(590d) Enabling Bioprocess Development Using Virtual Plant Technology | AIChE

(590d) Enabling Bioprocess Development Using Virtual Plant Technology

Dynamic process modeling is a valuable tool for understanding process behavior and testing new ideas in a safe and secure environment. It can be used to identify and test new operating conditions, process configurations, control strategies, or operating procedures that increase yield, reduce costs, or impact any other important performance indicator. Dynamic models can also be extended in order to train new and existing operators on unusual or emergency conditions, reducing operator error, improving operational consistency, and making hazardous processes inherently safer to run. DuPont™ TMODS, a proprietary dynamic modeling software package developed and maintained by the Dynamic Simulation, Control, and Optimization Group in DuPont Engineering Research and Technology (DuET), is by far the most commonly used dynamic simulation tool in DuPont. As such, the modeling capability in DuPont™ TMODS is highly leverageable, and the tool has very broad use and acceptance across DuPont.

Over the last several years, DuPont has made a clear, long-term commitment to developing and operating bioprocesses. Enabling the DuPont strategic direction in biotechnology depends on Virtual Plant Technology. Virtual Plant Technology refers to the application of dynamic modeling to address the needs of the project development cycle, including evaluation and testing of process alternatives, operability studies, control structure design and testing, DCS configuration testing, and operator training. Dynamic modeling and simulation are often more critical in bioprocess development, where complex flowsheets make extensive use of batch or combined batch / continuous processing. Plant-wide batch automation is challenging, requiring synchronization of different batch unit operations, arbitration of shared equipment, and coordination with the continuous processing units, while maintaining the operating conditions at their target and within constraints. Further, steady state process models are typically incapable of accurately determining variability and maximum or minimum loads on equipment and utilities. Therefore, dynamic simulation is an important tool to understand the inherently complex dynamic behavior of the integrated bioprocess and develop automation and process control strategies that optimize performance, which translates into better design, operating policies and understanding of constraints, and process control, and opens the door for significant financial benefits.

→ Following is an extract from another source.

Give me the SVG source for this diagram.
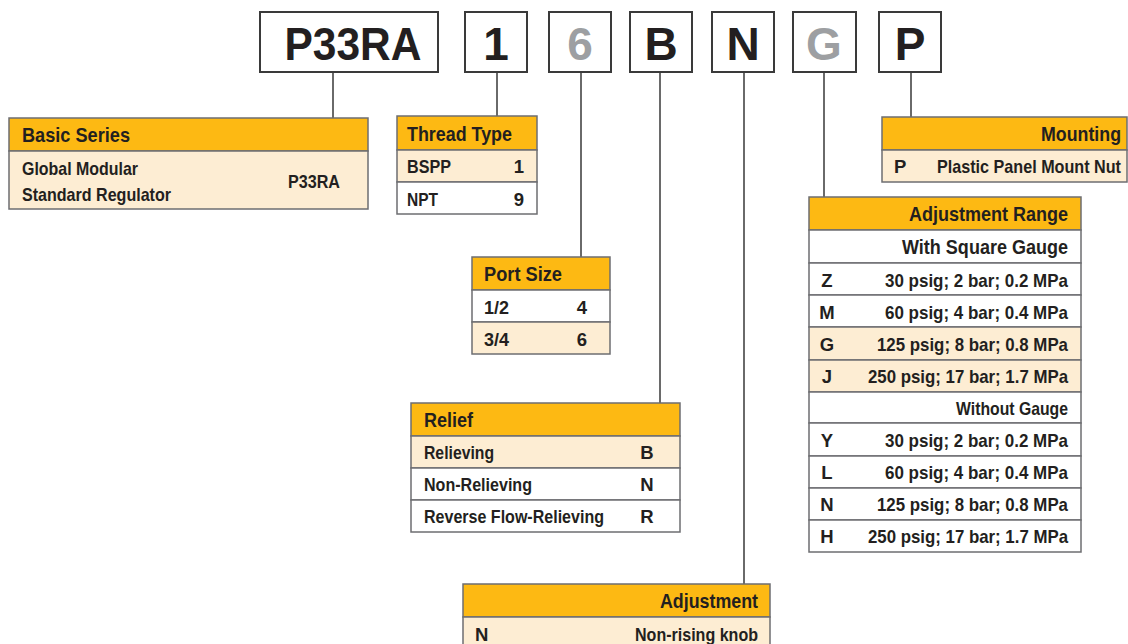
<svg xmlns="http://www.w3.org/2000/svg" width="1128" height="644" viewBox="0 0 1128 644">
<style>
.code{fill:#fff;stroke:#3a3a3a;stroke-width:2}
.ct{font-family:"Liberation Sans",Arial,sans-serif;font-weight:bold;font-size:46px;fill:#231f20;text-anchor:middle}
.gr{fill:#9d9fa2}
.hd{fill:#fdb913;stroke:#6d6e71;stroke-width:1.5}
.lt{fill:#fdedd3;stroke:#6d6e71;stroke-width:1.5}
.wh{fill:#fff;stroke:#6d6e71;stroke-width:1.5}
.ht{font-family:"Liberation Sans",Arial,sans-serif;font-weight:bold;font-size:21px;fill:#231f20}
.t{font-family:"Liberation Sans",Arial,sans-serif;font-weight:bold;font-size:18.5px;fill:#231f20}
.r{text-anchor:end}
.m{text-anchor:middle}
.ln{stroke:#3a3a3a;stroke-width:1.5;fill:none}
</style>
<g id="connectors">
<path class="ln" d="M333 72V118M497 72V116M581 72V257M660 72V403M744 72V584M824 72V197M911 72V117"/>
</g>
<g id="code-P33RA"><rect class="code" x="260" y="12" width="178" height="60"/><text class="ct" x="353" y="60" textLength="137" lengthAdjust="spacingAndGlyphs">P33RA</text></g>
<g id="code-1"><rect class="code" x="465" y="12" width="62" height="60"/><text class="ct" x="496" y="60">1</text></g>
<g id="code-6"><rect class="code" x="549" y="12" width="62" height="60"/><text class="ct gr" x="580" y="60">6</text></g>
<g id="code-B"><rect class="code" x="630" y="12" width="62" height="60"/><text class="ct" x="661" y="60">B</text></g>
<g id="code-N"><rect class="code" x="712" y="12" width="62" height="60"/><text class="ct" x="743" y="60">N</text></g>
<g id="code-G"><rect class="code" x="793" y="12" width="63" height="60"/><text class="ct gr" x="824" y="60">G</text></g>
<g id="code-P"><rect class="code" x="879" y="12" width="62" height="60"/><text class="ct" x="910" y="60">P</text></g>

<g id="basic-series">
<rect class="hd" x="9" y="118" width="359" height="33"/>
<rect class="lt" x="9" y="151" width="359" height="58"/>
<text class="ht" x="22" y="142" textLength="108" lengthAdjust="spacingAndGlyphs">Basic Series</text>
<text class="t" x="22" y="175" textLength="116" lengthAdjust="spacingAndGlyphs">Global Modular</text>
<text class="t" x="22" y="201" textLength="149" lengthAdjust="spacingAndGlyphs">Standard Regulator</text>
<text class="t" x="288" y="188" textLength="52" lengthAdjust="spacingAndGlyphs">P33RA</text>
</g>

<g id="thread-type">
<rect class="hd" x="397" y="116" width="140" height="34"/>
<rect class="lt" x="397" y="150" width="140" height="32"/>
<rect class="wh" x="397" y="182" width="140" height="32"/>
<text class="ht" x="407" y="141" textLength="105" lengthAdjust="spacingAndGlyphs">Thread Type</text>
<text class="t" x="407" y="173" textLength="44" lengthAdjust="spacingAndGlyphs">BSPP</text><text class="t r" x="524" y="173">1</text>
<text class="t" x="407" y="206" textLength="31" lengthAdjust="spacingAndGlyphs">NPT</text><text class="t r" x="524" y="206">9</text>
</g>

<g id="port-size">
<rect class="hd" x="472" y="257" width="138" height="33"/>
<rect class="wh" x="472" y="290" width="138" height="32"/>
<rect class="lt" x="472" y="322" width="138" height="32"/>
<text class="ht" x="484" y="281" textLength="78" lengthAdjust="spacingAndGlyphs">Port Size</text>
<text class="t" x="484" y="314" textLength="25" lengthAdjust="spacingAndGlyphs">1/2</text><text class="t m" x="582" y="314">4</text>
<text class="t" x="484" y="346" textLength="25" lengthAdjust="spacingAndGlyphs">3/4</text><text class="t m" x="582" y="346">6</text>
</g>

<g id="relief">
<rect class="hd" x="411" y="403" width="269" height="33"/>
<rect class="lt" x="411" y="436" width="269" height="32"/>
<rect class="wh" x="411" y="468" width="269" height="32"/>
<rect class="wh" x="411" y="500" width="269" height="32"/>
<text class="ht" x="424" y="427" textLength="49" lengthAdjust="spacingAndGlyphs">Relief</text>
<text class="t" x="424" y="459" textLength="70" lengthAdjust="spacingAndGlyphs">Relieving</text><text class="t m" x="647" y="459">B</text>
<text class="t" x="424" y="491" textLength="108" lengthAdjust="spacingAndGlyphs">Non-Relieving</text><text class="t m" x="647" y="491">N</text>
<text class="t" x="424" y="523" textLength="180" lengthAdjust="spacingAndGlyphs">Reverse Flow-Relieving</text><text class="t m" x="647" y="523">R</text>
</g>

<g id="adjustment">
<rect class="hd" x="463" y="584" width="307" height="33"/>
<rect class="lt" x="463" y="617" width="307" height="34"/>
<text class="ht" x="660" y="608" textLength="98" lengthAdjust="spacingAndGlyphs">Adjustment</text>
<text class="t" x="475" y="641">N</text>
<text class="t" x="635" y="641" textLength="123" lengthAdjust="spacingAndGlyphs">Non-rising knob</text>
</g>

<g id="adjustment-range">
<rect class="hd" x="809" y="197" width="272" height="33"/>
<rect class="wh" x="809" y="230" width="272" height="33"/>
<rect class="wh" x="809" y="263" width="272" height="32"/>
<rect class="wh" x="809" y="295" width="272" height="32"/>
<rect class="lt" x="809" y="327" width="272" height="33"/>
<rect class="lt" x="809" y="360" width="272" height="32"/>
<rect class="wh" x="809" y="392" width="272" height="31"/>
<rect class="wh" x="809" y="423" width="272" height="33"/>
<rect class="wh" x="809" y="456" width="272" height="32"/>
<rect class="wh" x="809" y="488" width="272" height="32"/>
<rect class="wh" x="809" y="520" width="272" height="32"/>
<text class="ht" x="909" y="221" textLength="159" lengthAdjust="spacingAndGlyphs">Adjustment Range</text>
<text class="ht" x="902" y="254" textLength="166" lengthAdjust="spacingAndGlyphs">With Square Gauge</text>
<text class="t m" x="827" y="287">Z</text><text class="t" x="885" y="287" textLength="183" lengthAdjust="spacingAndGlyphs">30 psig; 2 bar; 0.2 MPa</text>
<text class="t m" x="827" y="319">M</text><text class="t" x="885" y="319" textLength="183" lengthAdjust="spacingAndGlyphs">60 psig; 4 bar; 0.4 MPa</text>
<text class="t m" x="827" y="351">G</text><text class="t" x="877" y="351" textLength="191" lengthAdjust="spacingAndGlyphs">125 psig; 8 bar; 0.8 MPa</text>
<text class="t m" x="827" y="383">J</text><text class="t" x="868" y="383" textLength="200" lengthAdjust="spacingAndGlyphs">250 psig; 17 bar; 1.7 MPa</text>
<text class="t" x="956" y="415" textLength="112" lengthAdjust="spacingAndGlyphs">Without Gauge</text>
<text class="t m" x="827" y="447">Y</text><text class="t" x="885" y="447" textLength="183" lengthAdjust="spacingAndGlyphs">30 psig; 2 bar; 0.2 MPa</text>
<text class="t m" x="827" y="479">L</text><text class="t" x="885" y="479" textLength="183" lengthAdjust="spacingAndGlyphs">60 psig; 4 bar; 0.4 MPa</text>
<text class="t m" x="827" y="511">N</text><text class="t" x="877" y="511" textLength="191" lengthAdjust="spacingAndGlyphs">125 psig; 8 bar; 0.8 MPa</text>
<text class="t m" x="827" y="543">H</text><text class="t" x="868" y="543" textLength="200" lengthAdjust="spacingAndGlyphs">250 psig; 17 bar; 1.7 MPa</text>
</g>

<g id="mounting">
<rect class="hd" x="882" y="117" width="245" height="33"/>
<rect class="lt" x="882" y="150" width="245" height="32"/>
<text class="ht r" x="1121" y="141" textLength="80" lengthAdjust="spacingAndGlyphs">Mounting</text>
<text class="t" x="894" y="173">P</text>
<text class="t r" x="1121" y="173" textLength="184" lengthAdjust="spacingAndGlyphs">Plastic Panel Mount Nut</text>
</g>
</svg>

DuPont™ TMODS and dynamic modeling are key components of Virtual Plant Technology as practiced in DuPont. For the last two decades, Virtual Plant Technology has been used throughout DuPont’s chemical and polymer businesses to improve process understanding and make processes more profitable. In recent years, DuPont engineers have enhanced Virtual Plant Technology to include more capability relevant to bioprocessing. These new capabilities include bioreactions (e.g. aerobic and anaerobic fermentation), bioreactors like bubble columns and aerated stirred tank fermenters, and relevant types of solid-liquid separations. Furthermore, because many bioprocesses are batch or a mixture of batch and continuous operations, batch sequencing and automation have also been updated. This talk will focus on how Virtual Plant Technology is being used in DuPont to support the development of bioprocesses. For example, it has been used to study process alternatives, such as the effect of different bioreactor designs or the use of perfusion and cell recycle, and to support the process economic evaluation of those alternatives. It has also been used to develop control strategies and study process operability, leading to important changes in process design. Virtual Plant Technology has also played a vital role in bioprocess commercialization, including operator training simulators, control system functional description development, and control system configuration and checkout.